Carl Higbie’s blunt assessment — “I wouldn’t pick Gen Z for a kickball game, let alone war” — landed like a cold bucket of reality on his Newsmax FRONTLINE audience this week as he warned that patriotism and toughness are slipping from the American character. The former Navy SEAL framed his critique as more than a punchy line; he said it was a symptom of a generation raised on safetyism, grievance and social media virtue-signaling rather than duty and nation-first pride.
Look, we don’t need to sugarcoat it: the institutions that once forged strong Americans — our homes, our churches, our schools and our civic traditions — are under assault, and the results are visible in attitude and aptitude. Reports even show younger Americans increasingly skeptical of traditional higher education and basic patriotic narratives, a predictable fallout when universities prioritize ideology over competence and character.
Higbie’s point about military readiness hits conservatives where it matters: national defense depends on grit, commitment and a shared identity worth defending, not hashtag activism. As a veteran who’s been in the mud and seen what real sacrifice looks like, his scorn for manufactured sensitivity and pampered youth is not merely theatrical — it’s a warning that cultural softness has real strategic costs.

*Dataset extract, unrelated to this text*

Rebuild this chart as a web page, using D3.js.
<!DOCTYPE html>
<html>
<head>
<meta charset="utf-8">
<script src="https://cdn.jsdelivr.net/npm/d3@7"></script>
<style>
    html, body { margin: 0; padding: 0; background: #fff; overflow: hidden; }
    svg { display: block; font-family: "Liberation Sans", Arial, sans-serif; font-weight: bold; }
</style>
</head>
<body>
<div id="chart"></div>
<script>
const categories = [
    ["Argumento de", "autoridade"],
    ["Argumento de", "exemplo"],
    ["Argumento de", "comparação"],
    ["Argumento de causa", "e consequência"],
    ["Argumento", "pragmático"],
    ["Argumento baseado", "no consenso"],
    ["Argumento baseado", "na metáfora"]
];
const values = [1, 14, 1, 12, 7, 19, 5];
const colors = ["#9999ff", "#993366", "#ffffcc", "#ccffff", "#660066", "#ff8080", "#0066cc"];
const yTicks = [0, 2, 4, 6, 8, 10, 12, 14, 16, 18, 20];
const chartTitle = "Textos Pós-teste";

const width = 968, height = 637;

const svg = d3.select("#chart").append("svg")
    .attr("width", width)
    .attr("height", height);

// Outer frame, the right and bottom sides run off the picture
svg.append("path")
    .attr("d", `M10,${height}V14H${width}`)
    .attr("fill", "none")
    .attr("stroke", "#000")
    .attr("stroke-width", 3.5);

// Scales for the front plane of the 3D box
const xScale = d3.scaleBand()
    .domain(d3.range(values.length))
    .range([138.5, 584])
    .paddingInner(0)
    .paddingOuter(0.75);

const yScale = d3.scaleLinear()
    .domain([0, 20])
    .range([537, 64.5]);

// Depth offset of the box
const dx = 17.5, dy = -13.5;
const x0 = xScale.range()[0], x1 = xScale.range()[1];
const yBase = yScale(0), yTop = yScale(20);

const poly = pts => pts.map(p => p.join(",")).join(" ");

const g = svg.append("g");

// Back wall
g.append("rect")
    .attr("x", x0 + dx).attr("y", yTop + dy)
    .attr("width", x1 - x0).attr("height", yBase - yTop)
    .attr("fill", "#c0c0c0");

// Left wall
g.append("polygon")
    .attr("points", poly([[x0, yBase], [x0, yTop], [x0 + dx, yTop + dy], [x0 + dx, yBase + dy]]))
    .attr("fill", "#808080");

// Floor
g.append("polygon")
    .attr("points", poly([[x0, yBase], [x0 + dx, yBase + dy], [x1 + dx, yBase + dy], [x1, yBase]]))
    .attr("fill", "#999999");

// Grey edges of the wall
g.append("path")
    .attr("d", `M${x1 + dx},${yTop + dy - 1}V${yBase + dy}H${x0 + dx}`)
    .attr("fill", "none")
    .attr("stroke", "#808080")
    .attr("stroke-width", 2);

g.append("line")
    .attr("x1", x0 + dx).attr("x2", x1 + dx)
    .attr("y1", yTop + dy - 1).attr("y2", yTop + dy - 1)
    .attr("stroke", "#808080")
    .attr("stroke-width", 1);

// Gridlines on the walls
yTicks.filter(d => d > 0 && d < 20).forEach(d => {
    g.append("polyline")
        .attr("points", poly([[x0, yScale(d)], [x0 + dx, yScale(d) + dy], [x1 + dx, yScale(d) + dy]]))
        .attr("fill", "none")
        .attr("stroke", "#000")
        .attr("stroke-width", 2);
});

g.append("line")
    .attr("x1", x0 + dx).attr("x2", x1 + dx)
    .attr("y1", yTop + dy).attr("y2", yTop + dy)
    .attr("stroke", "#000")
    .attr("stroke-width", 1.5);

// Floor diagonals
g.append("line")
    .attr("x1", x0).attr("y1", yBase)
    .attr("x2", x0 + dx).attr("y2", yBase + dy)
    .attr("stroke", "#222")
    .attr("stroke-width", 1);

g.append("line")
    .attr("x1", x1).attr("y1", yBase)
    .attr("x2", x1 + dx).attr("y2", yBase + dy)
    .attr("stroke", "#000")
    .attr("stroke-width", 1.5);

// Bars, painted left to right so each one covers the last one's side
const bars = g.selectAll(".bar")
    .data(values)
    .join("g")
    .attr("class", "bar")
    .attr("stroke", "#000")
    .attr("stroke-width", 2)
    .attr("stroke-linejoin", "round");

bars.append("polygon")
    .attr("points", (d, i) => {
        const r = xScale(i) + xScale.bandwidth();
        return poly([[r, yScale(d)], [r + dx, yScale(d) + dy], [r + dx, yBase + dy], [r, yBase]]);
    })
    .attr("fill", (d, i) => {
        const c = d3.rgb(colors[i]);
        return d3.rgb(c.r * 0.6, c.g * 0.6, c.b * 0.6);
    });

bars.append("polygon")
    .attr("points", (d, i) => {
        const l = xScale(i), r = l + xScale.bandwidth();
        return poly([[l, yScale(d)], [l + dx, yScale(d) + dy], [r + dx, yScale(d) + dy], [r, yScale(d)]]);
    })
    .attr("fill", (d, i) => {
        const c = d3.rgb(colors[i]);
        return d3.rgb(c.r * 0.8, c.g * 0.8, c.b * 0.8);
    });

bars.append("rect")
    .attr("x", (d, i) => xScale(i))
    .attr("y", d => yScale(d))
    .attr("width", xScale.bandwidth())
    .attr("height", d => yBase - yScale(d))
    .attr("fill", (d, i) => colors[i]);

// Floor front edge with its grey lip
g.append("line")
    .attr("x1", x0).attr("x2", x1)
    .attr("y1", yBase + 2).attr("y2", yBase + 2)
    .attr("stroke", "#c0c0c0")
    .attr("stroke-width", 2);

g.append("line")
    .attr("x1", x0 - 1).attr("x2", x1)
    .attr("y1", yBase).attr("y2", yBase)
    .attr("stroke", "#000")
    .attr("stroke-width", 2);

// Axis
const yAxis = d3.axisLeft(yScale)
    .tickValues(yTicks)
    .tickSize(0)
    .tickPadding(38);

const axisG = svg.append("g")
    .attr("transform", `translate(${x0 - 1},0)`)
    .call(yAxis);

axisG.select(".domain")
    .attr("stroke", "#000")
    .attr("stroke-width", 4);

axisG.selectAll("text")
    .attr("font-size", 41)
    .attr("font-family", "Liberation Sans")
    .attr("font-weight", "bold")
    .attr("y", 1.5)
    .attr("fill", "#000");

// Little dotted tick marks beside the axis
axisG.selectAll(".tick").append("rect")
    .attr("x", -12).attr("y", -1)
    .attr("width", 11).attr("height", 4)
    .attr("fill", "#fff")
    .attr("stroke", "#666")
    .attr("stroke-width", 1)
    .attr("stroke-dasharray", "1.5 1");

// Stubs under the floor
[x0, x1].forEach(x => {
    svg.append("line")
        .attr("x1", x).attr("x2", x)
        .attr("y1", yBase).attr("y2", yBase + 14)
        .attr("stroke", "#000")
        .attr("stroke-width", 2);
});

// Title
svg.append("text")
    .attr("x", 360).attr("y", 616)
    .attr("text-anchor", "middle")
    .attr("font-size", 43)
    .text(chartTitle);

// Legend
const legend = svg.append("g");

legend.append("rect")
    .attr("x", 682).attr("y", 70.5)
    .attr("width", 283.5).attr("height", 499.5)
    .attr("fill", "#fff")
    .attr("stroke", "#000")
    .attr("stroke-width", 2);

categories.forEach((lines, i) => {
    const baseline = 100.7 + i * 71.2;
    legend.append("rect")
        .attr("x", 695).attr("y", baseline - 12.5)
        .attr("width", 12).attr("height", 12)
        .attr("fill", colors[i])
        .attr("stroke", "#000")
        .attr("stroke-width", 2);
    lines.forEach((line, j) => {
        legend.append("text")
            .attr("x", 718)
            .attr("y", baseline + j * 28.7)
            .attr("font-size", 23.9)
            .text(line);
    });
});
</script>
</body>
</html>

The media and the left have spent decades normalizing an outlook that puts feelings over facts and faction over country, and now we’re surprised when a generation raised in that stew shies away from responsibility. Networks that launder anti-American narratives and campus programs that celebrate victimhood instead of virtue have eroded the moral confidence needed for a free republic to endure.
Conservatives should welcome Higbie’s provocation as a call to action, not a point to wring hands over. If a generation is flinching, the remedy is clear: restore character education, expand school choice, bolster faith-based and vocational paths, and make service — not slogans — the currency of civic life.
That means promoting policies that reward hard work, respect the flag, and teach history honestly, while rejecting the cowardly elites who have outsourced patriotism to social media influencers and bureaucrats. We must stop infantilizing young Americans and instead invite them into manly service, principled labor, and the dignity of defending something larger than themselves.
This is not about generational shaming; it’s about accountability and rescue. We can rebuild a culture that produces citizens willing to stand in harm’s way for the nation, but it requires leadership, institutions that expect excellence, and a conservative movement ready to lead with both conviction and compassion.
Hardworking Americans know what true patriotism looks like: sacrifice, loyalty, and toughness wrapped in decency. Let Carl Higbie’s blunt words be the spark that nudges a tired country back toward pride, purpose, and a future where being worth dying for once again means being worth living for.